If the DMA request is made while the CPU is performing a memory or I/O cycle, it will release the local bus during T4 provided:

 

1. The request occurs on or before T2 state of the current cycle.

2. The current cycle is not operating over the lower byte of a word.

3. The current cycle is not the first acknowledge of an interrupt acknowledge sequence.

4. A Lock instruction is not being executed.

The following pin function are applicable for maximum mode operation of 8086.

S2, S1, S0 – Status Lines: These are the status lines which reflect the type of operation, being carried out by the processor. These become activity during T4 of the previous cycle and active during T1 and T2 of the current bus cycles.

The status lines return to passive state during T3 of the current bus cycle so that they may again become active for the next bus cycle during T4. 

S2	S1	S0	Indication
0	0	0	Interrupt Acknowledge
0	0	1	Read I/O port
0	1	0	Write I/O port
0	1	1	Halt
1	0	0	Code Access
1	0	1	Read memory
1	1	0	Write memory
1	1	1	Passive

LOCK This output pin indicates that other system bus master will be prevented from gaining the system bus, while the LOCK signal is low.

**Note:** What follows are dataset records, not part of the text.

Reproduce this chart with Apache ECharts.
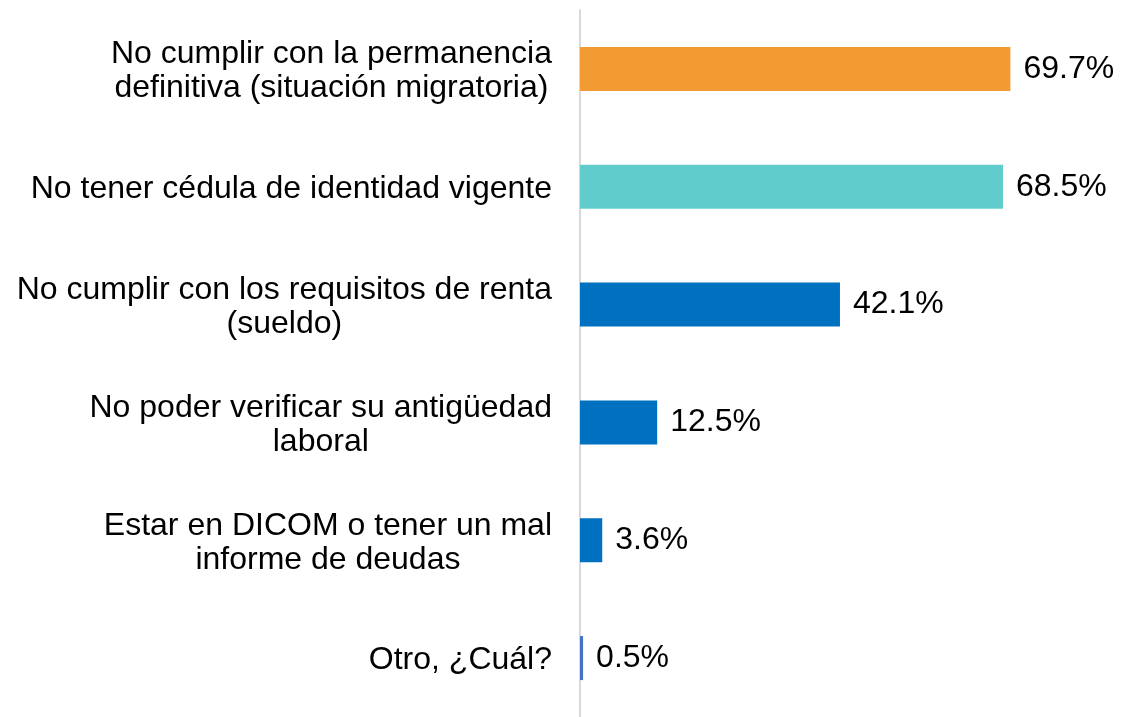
<!DOCTYPE html>
<html>
<head>
<meta charset="utf-8">
<script src="https://cdn.jsdelivr.net/npm/echarts@6/dist/echarts.min.js"></script>
<style>
  html, body { margin: 0; padding: 0; background: #fff; }
  #chart { width: 1122px; height: 717px; }
</style>
</head>
<body>
<div id="chart"></div>
<script>
// categories, top to bottom
const categories = [
  'No cumplir con la permanencia\ndefinitiva (situación migratoria)',
  'No tener cédula de identidad vigente',
  'No cumplir con los requisitos de renta\n(sueldo)',
  'No poder verificar su antigüedad\nlaboral',
  'Estar en DICOM o tener un mal\ninforme de deudas',
  'Otro, ¿Cuál?'
];
const values = [69.7, 68.5, 42.1, 12.5, 3.6, 0.5];
const barColors = ['#F29B33', '#60CDCC', '#0070C0', '#0070C0', '#0070C0', '#4472C4'];

const FONT = 'Liberation Sans, Arial, sans-serif';

const chart = echarts.init(document.getElementById('chart'));

chart.setOption({
  animation: false,
  grid: { left: 580, top: 10, width: 494, height: 712 },
  xAxis: {
    type: 'value',
    min: 0,
    max: 80,
    show: false
  },
  yAxis: {
    type: 'category',
    inverse: true,
    data: categories,
    axisLine: { show: true, lineStyle: { color: '#d9d9d9', width: 2 } },
    axisTick: { show: false },
    axisLabel: {
      margin: 28,
      align: 'right',
      padding: [5, 0, 0, 0],
      // each line centred inside the label block, like the original
      formatter: (v) => v.split('\n').map((s) => '{c|' + s + '}').join('\n'),
      rich: {
        c: {
          align: 'center',
          color: '#000',
          fontFamily: FONT,
          fontSize: 32,
          lineHeight: 34
        }
      }
    }
  },
  series: [{
    type: 'bar',
    barWidth: 44,
    data: values.map((v, i) => ({ value: v, itemStyle: { color: barColors[i] } })),
    label: {
      show: true,
      position: 'right',
      distance: 13,
      padding: [4, 0, 0, 0],
      color: '#000',
      fontFamily: FONT,
      fontSize: 32,
      formatter: (p) => p.value.toFixed(1) + '%'
    },
    emphasis: { disabled: true }
  }]
});
</script>
</body>
</html>
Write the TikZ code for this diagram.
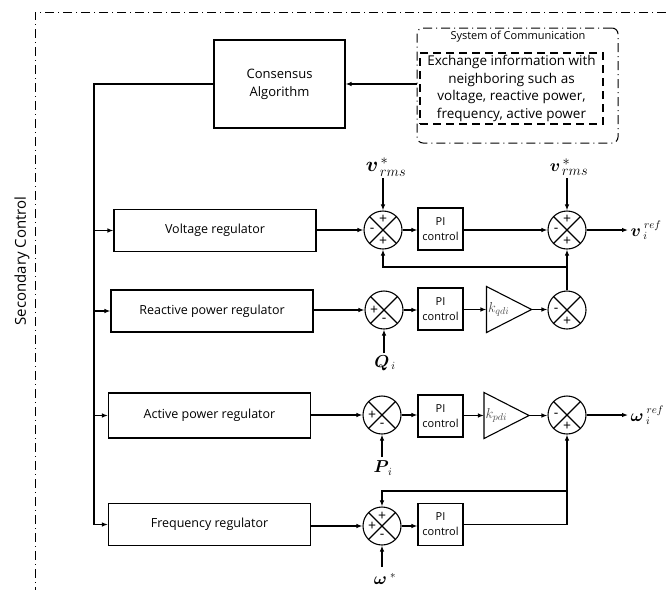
\documentclass[tikz,border=0pt]{standalone}
\usepackage{fontspec}
\setmainfont{Open Sans}
\usepackage{bm}
\usetikzlibrary{arrows.meta,calc}
\begin{document}
\begin{tikzpicture}[x=1pt,y=-1pt,
  line width=1.1pt,
  arr/.style={-{Latex[length=6pt,width=4.5pt]}},
  regbox/.style={draw, minimum width=202pt, minimum height=42pt, inner sep=0pt, font=\fontsize{12.5}{14}\selectfont},
  pibox/.style={draw, minimum width=45pt, minimum height=42pt, inner sep=0pt, align=center, font=\fontsize{11}{15}\selectfont},
  sumj/.style={draw, circle, minimum size=38pt, inner sep=0pt,
    path picture={\draw (path picture bounding box.north west) -- (path picture bounding box.south east)
                        (path picture bounding box.north east) -- (path picture bounding box.south west);}},
  sgn/.style={font=\fontsize{14}{14}\selectfont, inner sep=0pt},
  tri/.style={minimum width=44pt, minimum height=45pt, inner sep=0pt},
  ddframe/.style={line width=1pt, dash pattern=on 9pt off 4pt on 1pt off 4pt},
  klab/.style={font=\fontsize{14}{14}\selectfont, text=black!70, anchor=west, inner sep=1pt},
  mlab/.style={inner sep=0pt, font=\fontsize{16}{18}\selectfont},
]
\useasboundingbox (0,0) rectangle (666,590);

% outer frame
\draw[ddframe] (666,12) -- (35,12) -- (35,590);
\node[rotate=90, font=\fontsize{15}{16}\selectfont] (sc) at (22,261) {Secondary Control};

% consensus
\node[draw, minimum width=131pt, minimum height=88pt, inner sep=0pt, align=center,
      font=\fontsize{13}{18}\selectfont] (cons) at (279.5,84) {Consensus\\Algorithm};

% communication
\node[draw, ddframe, rounded corners=6pt, minimum width=201pt, minimum height=115pt] (comm) at (517.5,85.5) {};
\node[font=\fontsize{11}{13}\selectfont] (commt) at (518,37) {System of Communication};
\node[draw, dash pattern=on 8pt off 5pt, minimum width=183pt, minimum height=71pt, inner sep=0pt, align=center,
      font=\fontsize{13.5}{17.5}\selectfont] (info) at (511.5,88.5)
      {Exchange information with\\neighboring such as\\voltage, reactive power,\\frequency, active power};
\draw[arr] (comm.west |- cons.east) -- (cons.east);

% regulators
\node[regbox] (V) at (215,230.5) {Voltage regulator};
\node[regbox] (R) at (212,311) {Reactive power regulator};
\node[regbox, minimum height=45pt] (A) at (209.5,415.5) {Active power regulator};
\node[regbox] (F) at (209.5,524.5) {Frequency regulator};

% bus
\coordinate (bus) at (94,84);
\draw (cons.west) -- (bus) -- (bus |- F.west);
\draw[arr] (bus |- V.west) -- (V.west);
\draw[arr] (bus |- R.west) -- (R.west);
\draw[arr] (bus |- A.west) -- (A.west);
\draw[arr] (bus |- F.west) -- (F.west);

% summing junctions
\node[sumj] (S1) at (383,230) {};
\node[sumj] (S2) at (567,230) {};
\node[sumj] (S3) at (384,310) {};
\node[sumj] (S4) at (567,310) {};
\node[sumj] (S5) at (382,415) {};
\node[sumj] (S6) at (567,415) {};
\node[sumj] (S7) at (382,526) {};

% PI boxes
\node[pibox] (P1) at (440.5,229) {PI\\control};
\node[pibox] (P2) at (440.5,309) {PI\\control};
\node[pibox] (P3) at (440.5,416) {PI\\control};
\node[pibox] (P4) at (440.5,524.5) {PI\\control};

% gains
\node[tri] (T1) at (509,309.5) {};
\draw (T1.north west) -- (T1.east) -- (T1.south west) -- cycle;
\node[klab] (k1) at (T1.west) {$k_{qdi}$};
\node[tri] (T2) at (506.5,415.5) {};
\draw (T2.north west) -- (T2.east) -- (T2.south west) -- cycle;
\node[klab] (k2) at (T2.west) {$k_{pdi}$};

% signs
\node[sgn] at ([yshift=11pt]S1.center) {+};
\node[sgn] at ([xshift=-11pt]S1.center) {-};
\node[sgn] at ([yshift=-11pt]S1.center) {+};
\node[sgn] at ([yshift=11pt]S2.center) {+};
\node[sgn] at ([xshift=-11pt]S2.center) {-};
\node[sgn] at ([yshift=-11pt]S2.center) {+};
\node[sgn] at ([xshift=-10pt]S3.center) {+};
\node[sgn] at ([yshift=-10pt]S3.center) {-};
\node[sgn] at ([xshift=-11pt]S4.center) {-};
\node[sgn] at ([yshift=-11pt]S4.center) {+};
\node[sgn] at ([xshift=-10pt]S5.center) {+};
\node[sgn] at ([yshift=-10pt]S5.center) {-};
\node[sgn] at ([xshift=-11pt]S6.center) {-};
\node[sgn] at ([yshift=-11pt]S6.center) {+};
\node[sgn] at ([yshift=10pt]S7.center) {+};
\node[sgn] at ([xshift=-10pt]S7.center) {+};
\node[sgn] at ([yshift=-10pt]S7.center) {-};

% forward paths
\draw[arr] (V.east |- S1.west) -- (S1.west);
\draw[arr] (R.east |- S3.west) -- (S3.west);
\draw[arr] (A.east |- S5.west) -- (S5.west);
\draw[arr] (F.east |- S7.west) -- (S7.west);
\draw[arr] (S1.east) -- (P1.west |- S1.east);
\draw[arr] (S3.east) -- (P2.west |- S3.east);
\draw[arr] (S5.east) -- (P3.west |- S5.east);
\draw[arr] (S7.east) -- (P4.west |- S7.east);
\draw[arr] (P1.east |- S2.west) -- (S2.west);
\draw[arr] (P2.east |- T1.west) -- (T1.west);
\draw[arr] (T1.east) -- (S4.west |- T1.east);
\draw[arr] (P3.east |- T2.west) -- (T2.west);
\draw[arr] (T2.east) -- (S6.west |- T2.east);

% outputs
\coordinate (vout) at (628,230);
\draw[arr] (S2.east) -- (vout);
\node[mlab, anchor=west] (vref) at ([xshift=2pt]vout) {$\bm{v}_{\;i}^{\;ref}$};
\coordinate (wout) at (628,415);
\draw[arr] (S6.east) -- (wout);
\node[mlab, anchor=west] (wref) at ([xshift=2pt]wout) {$\bm{\omega}_{\;i}^{\;ref}$};

% feedback paths
\coordinate (fb1) at (567,267);
\draw (S4.north) -- (fb1);
\draw[arr] (fb1) -- (S2.south);
\draw[arr] (fb1) -| (S1.south);
\draw[arr] (P4.east) -| (S6.south);
\coordinate (fb2) at (567,491);
\draw[arr] (fb2) -| (S7.north);

% references
\coordinate (vr1) at (383,178);
\draw[arr] (vr1) -- (S1.north);
\node[mlab, font=\fontsize{21}{22}\selectfont] (vrms1) at (386,167) {$\bm{v}^{\,*}_{\,rms}$};
\coordinate (vr2) at (567,178);
\draw[arr] (vr2) -- (S2.north);
\node[mlab, font=\fontsize{19}{20}\selectfont] (vrms2) at (569,167) {$\bm{v}^{\,*}_{\,rms}$};
\coordinate (qin) at (384,353);
\draw[arr] (qin) -- (S3.south);
\node[mlab] (qlab) at (385,363) {$\bm{Q}_{\,i}$};
\coordinate (pin) at (382,457);
\draw[arr] (pin) -- (S5.south);
\node[mlab] (plab) at (383,468) {$\bm{P}_{\,i}$};
\coordinate (win) at (382,567);
\draw[arr] (win) -- (S7.south);
\node[mlab] (wlab) at (385,579) {$\bm{\omega}^{\;*}$};
\end{tikzpicture}
\end{document}
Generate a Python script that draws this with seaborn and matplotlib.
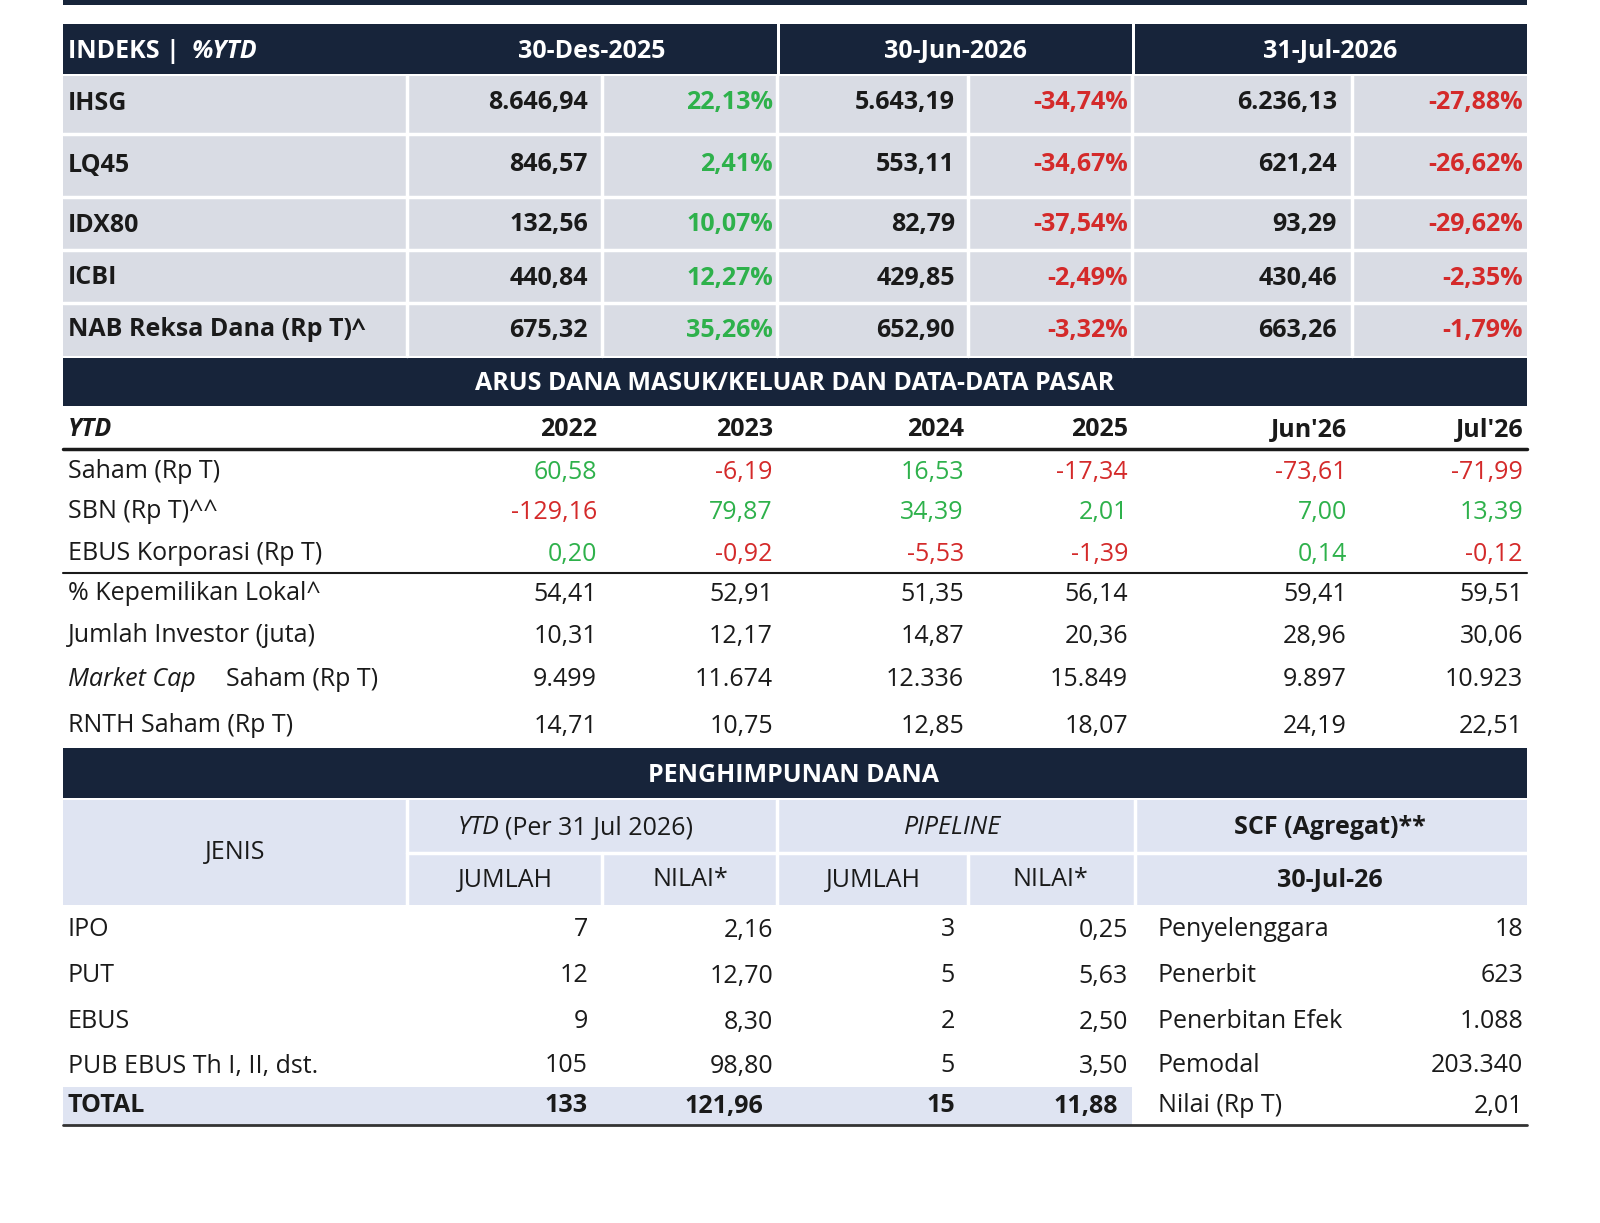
import matplotlib.pyplot as plt
import seaborn as sns
from matplotlib.patches import Rectangle

sns.set_theme(style="white")
plt.rcParams['font.family'] = ['Open Sans', 'DejaVu Sans']

NAVY = '#17243a'
GREY = '#d9dce4'
LBLUE = '#dfe4f2'
GREEN = '#2eb14b'
RED = '#d42a2a'
BLACK = '#1a1a1a'

# --- data ---
idx_names = ['IHSG', 'LQ45', 'IDX80', 'ICBI', 'NAB Reksa Dana (Rp T)^']
idx_dates = ['30-Des-2025', '30-Jun-2026', '31-Jul-2026']
idx_dec = ['8.646,94', '846,57', '132,56', '440,84', '675,32']
idx_dec_pct = ['22,13%', '2,41%', '10,07%', '12,27%', '35,26%']
idx_jun = ['5.643,19', '553,11', '82,79', '429,85', '652,90']
idx_jun_pct = ['-34,74%', '-34,67%', '-37,54%', '-2,49%', '-3,32%']
idx_jul = ['6.236,13', '621,24', '93,29', '430,46', '663,26']
idx_jul_pct = ['-27,88%', '-26,62%', '-29,62%', '-2,35%', '-1,79%']

flow_years = ['2022', '2023', '2024', '2025', "Jun'26", "Jul'26"]
flow_names = ['Saham (Rp T)', 'SBN (Rp T)^^', 'EBUS Korporasi (Rp T)']
flow_vals = [['60,58', '-6,19', '16,53', '-17,34', '-73,61', '-71,99'],
             ['-129,16', '79,87', '34,39', '2,01', '7,00', '13,39'],
             ['0,20', '-0,92', '-5,53', '-1,39', '0,14', '-0,12']]
mkt_names = ['% Kepemilikan Lokal^', 'Jumlah Investor (juta)', 'MARKETCAP', 'RNTH Saham (Rp T)']
mkt_vals = [['54,41', '52,91', '51,35', '56,14', '59,41', '59,51'],
            ['10,31', '12,17', '14,87', '20,36', '28,96', '30,06'],
            ['9.499', '11.674', '12.336', '15.849', '9.897', '10.923'],
            ['14,71', '10,75', '12,85', '18,07', '24,19', '22,51']]

fund_names = ['IPO', 'PUT', 'EBUS', 'PUB EBUS Th I, II, dst.']
fund_ytd_n = ['7', '12', '9', '105']
fund_ytd_v = ['2,16', '12,70', '8,30', '98,80']
fund_pipe_n = ['3', '5', '2', '5']
fund_pipe_v = ['0,25', '5,63', '2,50', '3,50']
total_vals = ['133', '121,96', '15', '11,88']
scf_names = ['Penyelenggara', 'Penerbit', 'Penerbitan Efek', 'Pemodal', 'Nilai (Rp T)']
scf_vals = ['18', '623', '1.088', '203.340', '2,01']

fig = plt.figure(figsize=(16, 12.23), dpi=100)
ax = fig.add_axes([0, 0, 1, 1])
ax.set_xlim(0, 1600)
ax.set_ylim(1223, 0)
ax.axis('off')

def rect(x0, y0, x1, y1, c):
    ax.add_patch(Rectangle((x0, y0), x1 - x0, y1 - y0, color=c, lw=0))

def txt(x, y, s, ha='left', c=BLACK, w='normal', size=18, st='normal'):
    ax.text(x, y, s, ha=ha, va='center', color=c, fontweight=w, fontsize=size, fontstyle=st)

def pn(s):
    return RED if s.startswith('-') else GREEN

# top bar
rect(63, 0, 1527, 5, NAVY)

# table 1 header
rect(63, 24, 777, 74, NAVY)
rect(780, 24, 1132, 74, NAVY)
rect(1135, 24, 1527, 74, NAVY)
txt(68, 51, 'INDEKS |', c='white', w='bold')
txt(192, 51, '%YTD', c='white', w='bold', st='italic')
for cx, d in zip([592, 955, 1330], idx_dates):
    txt(cx, 51, d, ha='center', c='white', w='bold')

rect(63, 76, 1527, 356, GREY)
row_y = [103, 165, 225, 278, 330]
for yb in [134, 197, 250, 303]:
    ax.plot([63, 1527], [yb, yb], color='white', lw=2.5)
for xv in [407, 602, 777, 968, 1132, 1352]:
    ax.plot([xv, xv], [76, 356], color='white', lw=2.5)
for i, y in enumerate(row_y):
    txt(68, y, idx_names[i], w='bold')
    txt(588, y, idx_dec[i], ha='right', w='bold')
    txt(773, y, idx_dec_pct[i], ha='right', w='bold', c=pn(idx_dec_pct[i]))
    txt(955, y, idx_jun[i], ha='right', w='bold')
    txt(1128, y, idx_jun_pct[i], ha='right', w='bold', c=pn(idx_jun_pct[i]))
    txt(1337, y, idx_jul[i], ha='right', w='bold')
    txt(1523, y, idx_jul_pct[i], ha='right', w='bold', c=pn(idx_jul_pct[i]))

# section 2
rect(63, 358, 1527, 406, NAVY)
txt(795, 383, 'ARUS DANA MASUK/KELUAR DAN DATA-DATA PASAR', ha='center', c='white', w='bold')
col_r = [597, 773, 964, 1128, 1347, 1523]
txt(68, 430, 'YTD', w='bold', st='italic')
for xr, yr in zip(col_r, flow_years):
    txt(xr, 430, yr, ha='right', w='bold')
ax.plot([63, 1527], [449, 449], color=BLACK, lw=2.5)
for i, y in enumerate([472, 512, 554]):
    txt(68, y, flow_names[i])
    for xr, v in zip(col_r, flow_vals[i]):
        txt(xr, y, v, ha='right', c=pn(v))
ax.plot([63, 1527], [573, 573], color=BLACK, lw=1.5)
for i, y in enumerate([594, 636, 679, 726]):
    if mkt_names[i] == 'MARKETCAP':
        txt(68, y, 'Market Cap', st='italic')
        txt(226, y, 'Saham (Rp T)')
    else:
        txt(68, y, mkt_names[i])
    for xr, v in zip(col_r, mkt_vals[i]):
        txt(xr, y, v, ha='right')

# section 3
rect(63, 748, 1527, 798, NAVY)
txt(793, 775, 'PENGHIMPUNAN DANA', ha='center', c='white', w='bold')
rect(63, 800, 1527, 905, LBLUE)
ax.plot([407, 1527], [853, 853], color='white', lw=2.5)
for xv in [407, 777, 1135]:
    ax.plot([xv, xv], [800, 905], color='white', lw=2.5)
for xv in [602, 968]:
    ax.plot([xv, xv], [853, 905], color='white', lw=2.5)
txt(235, 853, 'JENIS', ha='center')
txt(458, 828, 'YTD', st='italic')
txt(505, 828, '(Per 31 Jul 2026)')
txt(953, 828, 'PIPELINE', ha='center', st='italic')
txt(1330, 828, 'SCF (Agregat)**', ha='center', w='bold')
for cx, s in zip([505, 690, 873, 1050], ['JUMLAH', 'NILAI*', 'JUMLAH', 'NILAI*']):
    txt(cx, 880, s, ha='center')
txt(1330, 880, '30-Jul-26', ha='center', w='bold')

fy = [930, 976, 1022, 1066]
for i, y in enumerate(fy):
    txt(68, y, fund_names[i])
    txt(588, y, fund_ytd_n[i], ha='right')
    txt(773, y, fund_ytd_v[i], ha='right')
    txt(955, y, fund_pipe_n[i], ha='right')
    txt(1128, y, fund_pipe_v[i], ha='right')
rect(63, 1087, 1132, 1125, LBLUE)
txt(68, 1106, 'TOTAL', w='bold')
for xr, v in zip([588, 763, 955, 1118], total_vals):
    txt(xr, 1106, v, ha='right', w='bold')
for y, n, v in zip(fy + [1106], scf_names, scf_vals):
    txt(1158, y, n)
    txt(1523, y, v, ha='right')
ax.plot([63, 1527], [1125, 1125], color='#333333', lw=2)

fig.savefig('out.png', dpi=100)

The LOCK signal is activated by the ‘LOCK’ prefix instruction and remains active until the completion of the next instruction. When the CPU is executing a critical instruction which requires the system bus, the LOCK prefix instruction ensures that other processors connected in the system will not gain the control of the bus.

The 8086, while executing the prefixed instruction, asserts the bus lock signal output, which may be connected to an external bus controller.

QS₁, QS₀ – Queue Status: These lines give information about the status of the code-

prefetch queue. These are active during the CLK cycle after while the queue operation is performed.

The 8086 architecture has 6-byte instruction pre-fetch queue. Thus even the largest (6 - bytes) instruction can be pr-fetched from the memory and stored in the pre fetch queue. This results in a faster execution of the instructions.

By pre-fetching the instruction, there is a considerable speeding up in instruction execution in 8086. This is known as instruction pipelining. 

QS1	QS0	Indication
0	0	None
0	1	First byte of opcode from the queue
1	0	Empty Queue
1	1	Subsequent byte from the queue

While the execution unit is busy in executing an instruction, after it is completely decoded, the bus interface unit may fetch the bytes of the next instruction from memory, depending upon the queue status.

RQ / GT0 , RQ / GT1 – Request/Grant: These pins are used by the other local bus master in maximum mode, to force the processor to release the local bus at the end of the processor current bus cycle.

Each of the pin is bidirectional with RQ/GT0 having higher priority than RQ/GT1.

Request/Grant sequence is as follows:

1. A pulse of one clock wide from another bus master requests the bus access to 8086.
2. During T4(current) or T1(next) clock cycle, a pulse one clock wide from 8086 to the requesting master, indicates that the 8086 has allowed the local bus to float and that it will enter the ‘hold acknowledge’ state at next cycle. The CPU bus interface unit is likely to be disconnected from the local bus of the system.
3. A one clock wide pulse from the another master indicates to the 8086 that the hold request is about to end and the 8086 may regain control of the local bus at the next clock cycle.

 Thus each master to master exchange of the local bus is a sequence of 3 pulses. There must be at least one dead clock cycle after each bus exchange. •The request and grant pulses are active low.

For the bus request those are received while 8086 is performing memory or I/O cycle, the granting of the bus is governed by the rules as in case of HOLD and HLDA in minimum mode.